Reverse Reward: Bidirectional Inference for Enhanced Reasoning
The paper's most significant practical contribution is the Reverse Reward framework. Here, Ledom is used as a reward model to rerank or guide the outputs of FLMs. The reverse reward is defined as the likelihood of the input prompt given the candidate output, as scored by Ledom. This is combined with the forward model's probability in a bidirectional reward:
R(x,y)=PFLM​(y∣x)1−λ⋅PRLM​(x∣y)λ
Two inference strategies are proposed:
- Response-Level Reranking (Best-of-N): Generate N candidates with the FLM, rerank using the combined reward, and select the best.
- Step-wise Beam Search: At each reasoning step, expand candidate beams, score with the combined reward, and select top beams iteratively.
Empirical Results on Mathematical Reasoning
Reverse Reward is evaluated on GSM8K, MATH-500, AIME 2024, and AMC 2023, using strong FLMs (DeepSeekMath, QwenMath, OpenMath2) as baselines. Across all models and datasets, Reverse Reward consistently improves accuracy over greedy and random selection baselines. For example, QwenMath achieves 96.1% on GSM8K and 80.8% on MATH-500 with Reverse Reward, outperforming standard decoding. Step-wise beam search further enhances performance on multi-step problems.

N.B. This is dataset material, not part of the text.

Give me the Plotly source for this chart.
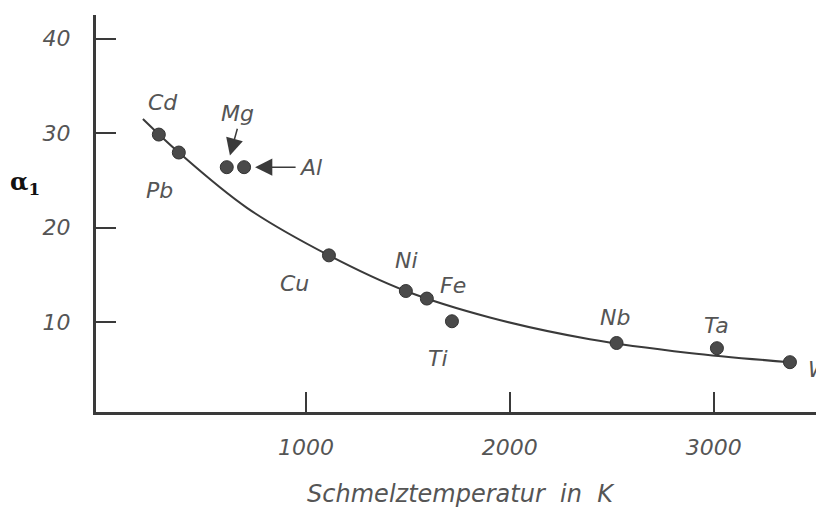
import plotly.graph_objects as go

# ---- data ----
elements = ["Cd", "Pb", "Mg", "Al", "Cu", "Ni", "Fe", "Ti", "Nb", "Ta", "W"]
melting_K = [279, 377, 612, 697, 1113, 1490, 1593, 1716, 2523, 3015, 3373]
alpha1 = [29.85, 27.95, 26.4, 26.4, 17.07, 13.3, 12.5, 10.1, 7.8, 7.25, 5.77]

curve_x = [201, 377, 711, 1113, 1490, 1902, 2392, 2880, 3373]
curve_y = [31.5, 27.95, 22.1, 17.07, 13.3, 10.5, 8.2, 6.75, 5.77]

x_ticks = [1000, 2000, 3000]
y_ticks = [10, 20, 30, 40]

x_title = "Schmelztemperatur  in  K"
y_title = "α<sub>1</sub>"

# ---- styling (pixel offsets of the labels from their points) ----
label_offsets = {
    "Cd": (4, 32, "center"), "Pb": (-19, -38, "center"), "Mg": (11, 54, "center"),
    "Al": (53, 0, "left"), "Cu": (-34, -28, "center"), "Ni": (1, 31, "center"),
    "Fe": (26, 13, "center"), "Ti": (-14, -37, "center"), "Nb": (-2, 26, "center"),
    "Ta": (0, 23, "center"), "W": (16, -7, "left"),
}
arrow_specs = {"Mg": (11, -40, 12), "Al": (53, 0, 11)}

ink = "#3a3a3a"
text_col = "#555555"
label_font = dict(family="DejaVu Sans", size=22, color=text_col, style="italic")
tick_font = dict(family="DejaVu Sans", size=22, color=text_col, style="italic")

fig = go.Figure()
fig.add_trace(go.Scatter(x=curve_x, y=curve_y, mode="lines",
                         line=dict(color=ink, width=2, shape="spline", smoothing=1.0),
                         hoverinfo="skip", showlegend=False))
fig.add_trace(go.Scatter(x=melting_K, y=alpha1, mode="markers",
                         marker=dict(size=13, color="#4a4a4a", line=dict(color="#333333", width=1)),
                         showlegend=False))

annotations = []
for el, xv, yv in zip(elements, melting_K, alpha1):
    dx, dy, anc = label_offsets[el]
    annotations.append(dict(x=xv, y=yv, text=el, showarrow=False, xshift=dx, yshift=dy,
                            xanchor=anc, yanchor="middle", font=label_font))
    if el in arrow_specs:
        ax, ay, so = arrow_specs[el]
        annotations.append(dict(x=xv, y=yv, text="", showarrow=True, ax=ax, ay=ay,
                                axref="pixel", ayref="pixel", arrowhead=2, arrowsize=2.3,
                                arrowwidth=1.5, arrowcolor=ink, standoff=so))

annotations.append(dict(xref="paper", yref="paper", x=-0.0975, y=0.577, text=y_title, showarrow=False,
                        font=dict(family="DejaVu Serif", size=24, color="#111111", weight="bold"),
                        xanchor="center", yanchor="middle"))

# the page body adds an 8px offset, so the figure is sized to fit the 824x509 window exactly
fig.update_layout(
    width=816, height=501,
    margin=dict(l=88, r=0, t=7, b=97, autoexpand=False),
    paper_bgcolor="white", plot_bgcolor="white",
    annotations=annotations,
    xaxis=dict(range=[-29, 3540], tickvals=x_ticks, ticks="inside", ticklen=20, tickwidth=1.5,
               tickcolor=ink, showline=True, linecolor=ink, linewidth=3, showgrid=False,
               zeroline=False, automargin=False, tickfont=tick_font,
               ticklabelstandoff=14,
               title=dict(text=x_title, standoff=26,
                          font=dict(family="DejaVu Sans", size=24, color=text_col, style="italic"))),
    yaxis=dict(range=[0.5, 42.5], tickvals=y_ticks, ticks="inside", ticklen=20, tickwidth=1.5,
               tickcolor=ink, showline=True, linecolor=ink, linewidth=3, showgrid=False,
               zeroline=False, automargin=False, tickfont=tick_font,
               ticklabelstandoff=18),
)

fig.write_html("out.html")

Ablation studies show that increasing the number of sampled candidates improves performance, and qualitative case studies demonstrate that Reverse Reward can correct errors missed by FLMs, especially in multi-step reasoning.
Theoretical and Practical Implications
The results establish that reverse language modeling is a viable and complementary paradigm to conventional FLMs. Ledom's unique posterior reasoning capabilities enable new forms of bidirectional inference, improving the quality and robustness of generative models, particularly in domains requiring complex reasoning or abductive inference.
Practical implications include:
- Hybrid Decoding: Integrating RLMs as evaluators or rerankers in FLM pipelines can systematically enhance output quality, especially for reasoning-intensive tasks.
- Data Augmentation and QA Generation: RLMs facilitate the generation of questions from answers, supporting scalable dataset creation.
- Safety and Alignment: The distinct failure modes of RLMs necessitate new safety and alignment strategies, potentially involving bidirectional or adversarial training.
- Mitigating Inductive Biases: Combining forward and reverse models can address asymmetries and generalization failures (e.g., reversal curse) inherent in unidirectional models.
Limitations and Future Directions
The study acknowledges several limitations:
- RLMs are less effective for forward-oriented tasks (e.g., code generation, sequential decision-making).
- The models are not trained at the largest possible scales, leaving open questions about scaling behavior.
- Evaluation is limited to English; cross-linguistic generalization remains unexplored.
- Optimal training recipes for RLMs are not yet established.
Future research directions include scaling RLMs, developing hybrid bidirectional architectures, refining safety mechanisms, and extending evaluation to diverse languages and domains.
Conclusion
Ledom demonstrates that reverse language modeling is a fundamental and practical alternative to conventional forward modeling. The open release of models, code, and data provides a foundation for further research into bidirectional and reverse modeling paradigms. The Reverse Reward framework, in particular, offers a robust method for leveraging the complementary strengths of forward and reverse models, with immediate applications in reasoning, evaluation, and data augmentation. This work opens a new axis of exploration in language modeling, with significant implications for both theoretical understanding and practical system design.